**The request**
Quote all of the data exactly as given. Skip every picture it contains.

⁂

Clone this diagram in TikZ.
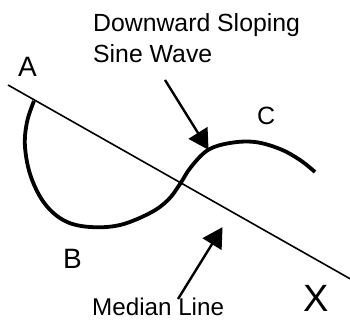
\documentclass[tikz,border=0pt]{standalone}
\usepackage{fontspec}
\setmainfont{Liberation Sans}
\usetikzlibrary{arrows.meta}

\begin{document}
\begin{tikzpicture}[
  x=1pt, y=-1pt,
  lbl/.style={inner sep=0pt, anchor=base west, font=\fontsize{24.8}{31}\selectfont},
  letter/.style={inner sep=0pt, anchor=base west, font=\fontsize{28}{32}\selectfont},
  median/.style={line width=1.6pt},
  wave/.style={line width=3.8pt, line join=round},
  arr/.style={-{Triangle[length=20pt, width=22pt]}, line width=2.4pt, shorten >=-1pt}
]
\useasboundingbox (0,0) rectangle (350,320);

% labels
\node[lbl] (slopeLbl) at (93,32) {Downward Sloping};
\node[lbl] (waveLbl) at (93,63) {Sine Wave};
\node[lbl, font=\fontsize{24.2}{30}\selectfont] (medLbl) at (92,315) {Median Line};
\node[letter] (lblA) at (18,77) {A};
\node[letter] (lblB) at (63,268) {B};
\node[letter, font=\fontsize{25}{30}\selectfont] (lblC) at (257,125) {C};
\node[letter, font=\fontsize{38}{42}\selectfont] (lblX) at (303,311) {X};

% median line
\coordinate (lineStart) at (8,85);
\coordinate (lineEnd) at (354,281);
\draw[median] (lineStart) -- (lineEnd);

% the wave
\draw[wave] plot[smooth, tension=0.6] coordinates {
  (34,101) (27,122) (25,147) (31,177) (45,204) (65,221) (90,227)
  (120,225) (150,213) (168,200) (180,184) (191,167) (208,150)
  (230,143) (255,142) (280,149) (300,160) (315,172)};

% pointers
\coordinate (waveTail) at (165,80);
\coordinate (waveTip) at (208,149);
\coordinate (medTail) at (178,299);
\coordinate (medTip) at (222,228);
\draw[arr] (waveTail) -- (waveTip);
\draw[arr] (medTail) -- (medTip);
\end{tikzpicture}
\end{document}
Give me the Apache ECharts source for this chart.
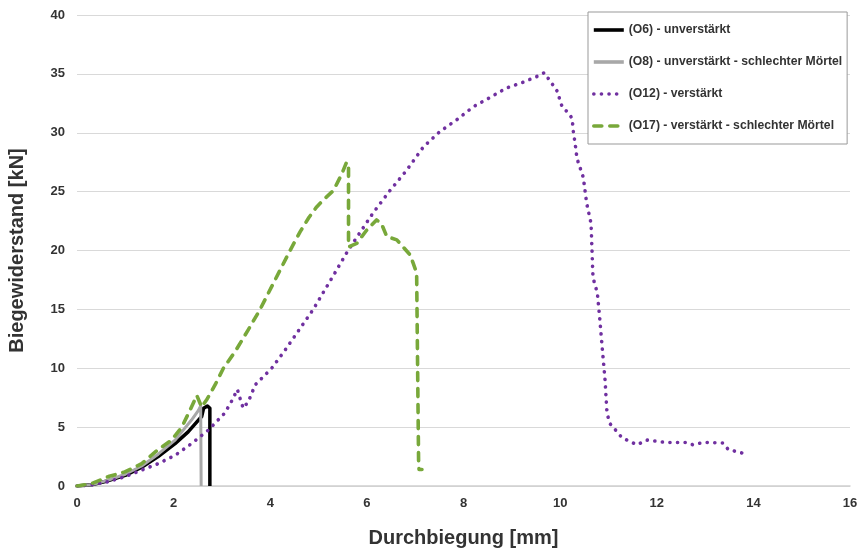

⁂

**Exercise solution**
Clone this diagram in TikZ.
\documentclass[tikz,border=0pt]{standalone}
\usepackage{fontspec}
\setmainfont{Liberation Sans}
\usetikzlibrary{arrows.meta}

\begin{document}
\begin{tikzpicture}[
  x=1pt, y=-1pt,
  lbl/.style={inner sep=0pt, anchor=base west, font=\fontsize{24.8}{31}\selectfont},
  letter/.style={inner sep=0pt, anchor=base west, font=\fontsize{28}{32}\selectfont},
  median/.style={line width=1.6pt},
  wave/.style={line width=3.8pt, line join=round},
  arr/.style={-{Triangle[length=20pt, width=22pt]}, line width=2.4pt, shorten >=-1pt}
]
\useasboundingbox (0,0) rectangle (350,320);

% labels
\node[lbl] (slopeLbl) at (93,32) {Downward Sloping};
\node[lbl] (waveLbl) at (93,63) {Sine Wave};
\node[lbl, font=\fontsize{24.2}{30}\selectfont] (medLbl) at (92,315) {Median Line};
\node[letter] (lblA) at (18,77) {A};
\node[letter] (lblB) at (63,268) {B};
\node[letter, font=\fontsize{25}{30}\selectfont] (lblC) at (257,125) {C};
\node[letter, font=\fontsize{38}{42}\selectfont] (lblX) at (303,311) {X};

% median line
\coordinate (lineStart) at (8,85);
\coordinate (lineEnd) at (354,281);
\draw[median] (lineStart) -- (lineEnd);

% the wave
\draw[wave] plot[smooth, tension=0.6] coordinates {
  (34,101) (27,122) (25,147) (31,177) (45,204) (65,221) (90,227)
  (120,225) (150,213) (168,200) (180,184) (191,167) (208,150)
  (230,143) (255,142) (280,149) (300,160) (315,172)};

% pointers
\coordinate (waveTail) at (165,80);
\coordinate (waveTip) at (208,149);
\coordinate (medTail) at (178,299);
\coordinate (medTip) at (222,228);
\draw[arr] (waveTail) -- (waveTip);
\draw[arr] (medTail) -- (medTip);
\end{tikzpicture}
\end{document}
Give me the Apache ECharts source for this chart.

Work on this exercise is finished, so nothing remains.